Chart 8 shows that AGG had a nice return of 2.54% in July. AGG remains in bearish alignment and the distance between the two moving averages continues to widen. The good news is that so far, the green line has acted like support. Another bullish sign is that AGG completed a swing low in July. In other words, AGG closed above the highs of the previous month while its low stayed above the low of the previous month. This reversed six months of consecutive lower lows in AGG going back to January.

Chart 9 – Monthly AGG:SPY Relative Strength

Monthly AGG:SPY Relative Strength

www.stockcharts.com

The AGG:SPY ratio in Chart 9 declined 6.11% as AGG underperformed SPY in July. The ratio’s close above the red ten month moving average only lasted a month. The ratio is in bearish alignment. If the equity markets continue to rally, most likely this ratio will decline.

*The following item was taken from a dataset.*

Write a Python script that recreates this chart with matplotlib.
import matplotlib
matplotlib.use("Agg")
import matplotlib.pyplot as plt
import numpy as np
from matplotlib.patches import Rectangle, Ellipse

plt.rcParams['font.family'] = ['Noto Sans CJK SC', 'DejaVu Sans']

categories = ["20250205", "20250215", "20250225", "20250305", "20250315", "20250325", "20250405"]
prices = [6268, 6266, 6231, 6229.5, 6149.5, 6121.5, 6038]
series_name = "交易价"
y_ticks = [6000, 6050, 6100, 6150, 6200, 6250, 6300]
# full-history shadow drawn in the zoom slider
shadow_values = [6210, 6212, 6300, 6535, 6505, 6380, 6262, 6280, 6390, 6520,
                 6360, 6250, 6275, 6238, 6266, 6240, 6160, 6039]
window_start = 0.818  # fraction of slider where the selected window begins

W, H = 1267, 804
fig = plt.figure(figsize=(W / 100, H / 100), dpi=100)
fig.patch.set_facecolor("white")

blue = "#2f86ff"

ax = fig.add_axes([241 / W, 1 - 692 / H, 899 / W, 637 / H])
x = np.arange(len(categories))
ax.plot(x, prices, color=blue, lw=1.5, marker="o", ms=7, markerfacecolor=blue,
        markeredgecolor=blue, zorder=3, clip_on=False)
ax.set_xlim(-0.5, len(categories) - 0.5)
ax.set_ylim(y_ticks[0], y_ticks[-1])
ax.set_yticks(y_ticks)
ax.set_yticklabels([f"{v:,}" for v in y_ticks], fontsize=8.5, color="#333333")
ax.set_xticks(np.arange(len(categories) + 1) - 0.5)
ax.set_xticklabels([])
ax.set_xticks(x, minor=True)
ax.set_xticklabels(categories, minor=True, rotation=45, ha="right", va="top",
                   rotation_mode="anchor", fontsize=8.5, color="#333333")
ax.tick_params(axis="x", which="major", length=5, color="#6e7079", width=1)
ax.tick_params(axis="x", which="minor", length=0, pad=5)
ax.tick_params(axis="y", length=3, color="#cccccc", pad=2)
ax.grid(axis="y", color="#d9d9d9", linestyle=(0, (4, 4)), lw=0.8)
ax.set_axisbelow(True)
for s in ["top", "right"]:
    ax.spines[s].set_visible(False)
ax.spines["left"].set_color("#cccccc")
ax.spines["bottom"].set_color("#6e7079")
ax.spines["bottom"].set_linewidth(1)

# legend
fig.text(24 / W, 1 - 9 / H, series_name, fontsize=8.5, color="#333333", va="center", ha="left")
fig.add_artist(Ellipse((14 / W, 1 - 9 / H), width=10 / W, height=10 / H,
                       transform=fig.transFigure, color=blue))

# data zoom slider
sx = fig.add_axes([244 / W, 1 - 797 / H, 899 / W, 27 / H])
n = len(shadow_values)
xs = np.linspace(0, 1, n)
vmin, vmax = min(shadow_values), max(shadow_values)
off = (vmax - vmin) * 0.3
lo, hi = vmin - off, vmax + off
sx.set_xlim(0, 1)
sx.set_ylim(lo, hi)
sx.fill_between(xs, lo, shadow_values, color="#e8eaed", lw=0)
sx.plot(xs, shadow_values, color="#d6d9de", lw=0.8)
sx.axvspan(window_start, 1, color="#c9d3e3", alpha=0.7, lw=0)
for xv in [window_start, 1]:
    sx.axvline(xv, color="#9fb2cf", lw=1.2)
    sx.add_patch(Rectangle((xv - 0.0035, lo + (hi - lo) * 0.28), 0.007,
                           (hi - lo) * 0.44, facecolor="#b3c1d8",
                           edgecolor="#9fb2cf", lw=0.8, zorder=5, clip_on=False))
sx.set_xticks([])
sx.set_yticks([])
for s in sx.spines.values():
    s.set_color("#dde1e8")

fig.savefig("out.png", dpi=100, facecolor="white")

In summary, all of the ETFs I covered in this article rallied in July. IWM was a double-digit gainer for the month. While SPY had a nice rally, not much has changed with the chart. SPY remains in bearish alignment. Because of that, I am keeping my allocation of 40% in SPY and 60% in cash. That may be too conservative, and I can live with that. The bottom of the bear market may have been made. I don’t know. If SPY closes above its blue six month moving average in August I will increase my allocation to SPY and reduce my allocation to cash. We are now in the unfavorable months for the stock market; June-October. I just try to follow price and the trend. Right now, the trend for equities and bonds remains down. I will monitor the markets for the month of August and then reallocate, if necessary, at the end of the month.